まず、薬局にやってくる患者さんたちも全くの無知ではありません。患者さんも薬の使い方について疑問を持つという事は勿論あり得ます。患者さんからの質問こそ、最適な治療にともに進んでいける大きな道しるべだと思います。

薬の服用方法の最良化・最適化は薬剤師が先だって実践していくべき事だと思うのですが、そうは言っても実際に服用するのは患者さんです。「患者が薬に対してどう思っているのか」「その考えに影響しうるものは何か」こういった細やかな情報に対して目を光らせておくことが、薬の正しい使い方の最適化・適正化・妥当化につながっていくのではないかと思うのです。

実例として、30代の男性Aさんをご紹介しましょう。新年度に勤務先に異動があった方になります。特に大きな疾病歴も基礎疾病もない方で、アレルギーや副作用歴も現在併用している薬もありません。連休前から体調不良を感じて来院した結果、「風邪ですが、連休中の肺炎などの悪化の可能性も考えて薬を出しておきましょう」という処方が医師からなされました。
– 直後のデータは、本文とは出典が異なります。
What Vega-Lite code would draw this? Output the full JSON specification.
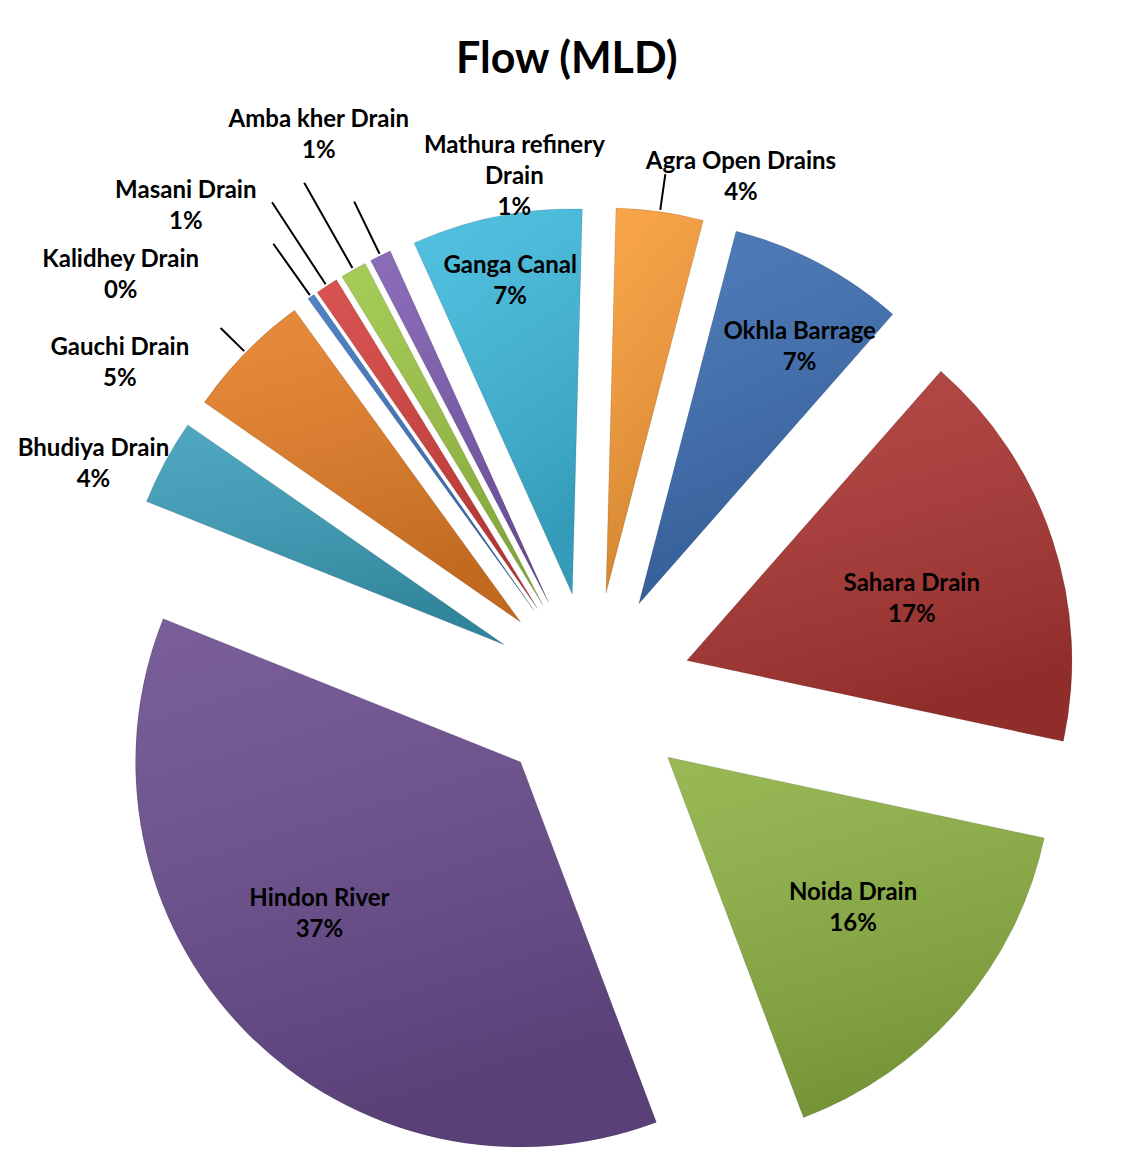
{
  "$schema": "https://vega.github.io/schema/vega-lite/v6.json",
  "autosize": {"type": "none"},
  "width": 1068,
  "height": 960,
  "padding": {"left": 58, "top": 212, "right": 0, "bottom": 0},
  "background": "white",
  "config": {"view": {"stroke": null}},
  "title": {"text": "Flow (MLD)", "font": "Lato", "fontSize": 43, "fontWeight": "bold", "color": "#000000", "anchor": "middle", "frame": "bounds", "offset": 26, "dx": -5},
  "data": {"values": [
    {"order": 1, "name": "Agra Open Drains", "flow": 3.65, "label": "Agra Open Drains\n4%"},
    {"order": 2, "name": "Okhla Barrage", "flow": 7.4, "label": "Okhla Barrage\n7%"},
    {"order": 3, "name": "Sahara Drain", "flow": 16.9, "label": "Sahara Drain\n17%"},
    {"order": 4, "name": "Noida Drain", "flow": 15.9, "label": "Noida Drain\n16%"},
    {"order": 5, "name": "Hindon River", "flow": 36.8, "label": "Hindon River\n37%"},
    {"order": 6, "name": "Bhudiya Drain", "flow": 3.6, "label": "Bhudiya Drain\n4%"},
    {"order": 7, "name": "Gauchi Drain", "flow": 5.35, "label": "Gauchi Drain\n5%"},
    {"order": 8, "name": "Kalidhey Drain", "flow": 0.3, "label": "Kalidhey Drain\n0%"},
    {"order": 9, "name": "Masani Drain", "flow": 0.95, "label": "Masani Drain\n1%"},
    {"order": 10, "name": "Amba kher Drain", "flow": 1.1, "label": "Amba kher Drain\n1%"},
    {"order": 11, "name": "Mathura refinery Drain", "flow": 0.9, "label": "Mathura refinery\nDrain\n1%"},
    {"order": 12, "name": "Ganga Canal", "flow": 7.15, "label": "Ganga Canal\n7%"}
  ]},
  "encoding": {
    "theta": {"field": "flow", "type": "quantitative", "stack": true, "scale": {"range": [0.026, 6.3092]}},
    "order": {"field": "order", "type": "quantitative"}
  },
  "layer": [
    {
      "mark": {
        "type": "arc",
        "outerRadius": 385,
        "xOffset": {"expr": "100*sin(scale('theta', 0.5*datum.flow_start + 0.5*datum.flow_end))"},
        "yOffset": {"expr": "-100*cos(scale('theta', 0.5*datum.flow_start + 0.5*datum.flow_end))"}
      },
      "encoding": {
        "color": {
          "field": "name", "type": "nominal", "legend": null,
          "scale": {
            "domain": ["Agra Open Drains", "Okhla Barrage", "Sahara Drain", "Noida Drain", "Hindon River", "Bhudiya Drain", "Gauchi Drain", "Kalidhey Drain", "Masani Drain", "Amba kher Drain", "Mathura refinery Drain", "Ganga Canal"],
            "range": ["#F99C36", "#3B6DB1", "#AC3633", "#8CB142", "#6A4C8E", "#3A9EB9", "#E57D25", "#3D74BD", "#D4403D", "#9CC644", "#7D5BB0", "#3EBADD"]
          }
        }
      }
    },
    {
      "mark": {
        "type": "arc",
        "outerRadius": 385,
        "xOffset": {"expr": "100*sin(scale('theta', 0.5*datum.flow_start + 0.5*datum.flow_end))"},
        "yOffset": {"expr": "-100*cos(scale('theta', 0.5*datum.flow_start + 0.5*datum.flow_end))"},
        "fill": {"gradient": "linear", "x1": 0, "y1": 0, "x2": 0.3, "y2": 1, "stops": [{"offset": 0, "color": "rgba(255,255,255,0.10)"}, {"offset": 1, "color": "rgba(0,0,0,0.16)"}]},
        "stroke": "rgba(0,0,0,0.12)",
        "strokeWidth": 1
      }
    },
    {
      "mark": {
        "type": "arc",
        "innerRadius": 487,
        "outerRadius": {"expr": "({'Agra Open Drains': 523, 'Mathura refinery Drain': 545, 'Amba kher Drain': 585, 'Masani Drain': 585, 'Kalidhey Drain': 550, 'Gauchi Drain': 520})[datum.name] || 487"},
        "padAngle": 3,
        "fillOpacity": 0,
        "stroke": "#000000",
        "strokeWidth": 2
      }
    },
    {
      "mark": {
        "type": "text",
        "font": "Lato",
        "fontSize": 24,
        "fontWeight": "bold",
        "color": "#000000",
        "align": "center",
        "baseline": "middle",
        "lineBreak": "\n",
        "lineHeight": 31,
        "dy": {"expr": "-15.5 * (length(split(datum.label, '\\n')) - 1)"},
        "radius": {"expr": "({'Ganga Canal': 419, 'Okhla Barrage': 402, 'Sahara Drain': 333, 'Noida Drain': 339, 'Hindon River': 352, 'Agra Open Drains': 536, 'Mathura refinery Drain': 521, 'Amba kher Drain': 620, 'Masani Drain': 633, 'Kalidhey Drain': 629, 'Gauchi Drain': 575, 'Bhudiya Drain': 548})[datum.name]"},
        "thetaOffset": {"expr": "({'Ganga Canal': 0.002, 'Okhla Barrage': 0.055, 'Sahara Drain': 0.037, 'Noida Drain': -0.019, 'Hindon River': 0.09, 'Agra Open Drains': 0.141, 'Mathura refinery Drain': 0.302, 'Amba kher Drain': 0.058, 'Masani Drain': -0.118, 'Kalidhey Drain': -0.229, 'Gauchi Drain': -0.168, 'Bhudiya Drain': -0.066})[datum.name]"}
      },
      "encoding": {"text": {"field": "label", "type": "nominal"}}
    }
  ]
}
続いてAさんの症状ですが、体温は37℃の微熱、軽度の咳嗽・鼻汁・咽頭通・頭痛を訴えていますが関節痛はないとの事。食事は普段の半分程度であれば摂取可能・のどの痛みはあるも嚥下は問題ないという状況です。PL配合顆粒・メジコン錠・ムコダイン錠500㎎・トラネキサム酸錠250㎎・クラリス錠200㎎を処方されました。

さて当の患者さんの気持ち・要望です。「早く治したい思いもあるが、処方されている抗菌薬はテレビで風邪に対して無意味だと言っていたので飲みたくない!」とAさんは言います。処方された薬の内どれが抗菌薬なのかはわからないようですが、抗菌薬の処方・服薬に対して懐疑的という事ですね。

この場合、薬剤師はどのようにしたらよいのでしょうか。抗菌薬の処方削除を依頼するべき?そのまま患者さんに服薬を説得する?他に選択肢は?

この実例では、処方病院へ問い合わせ病院側も抗菌薬の使用を難渋していた事から、Aさんの希望通りクラリス錠を削除しての治療という事になりました。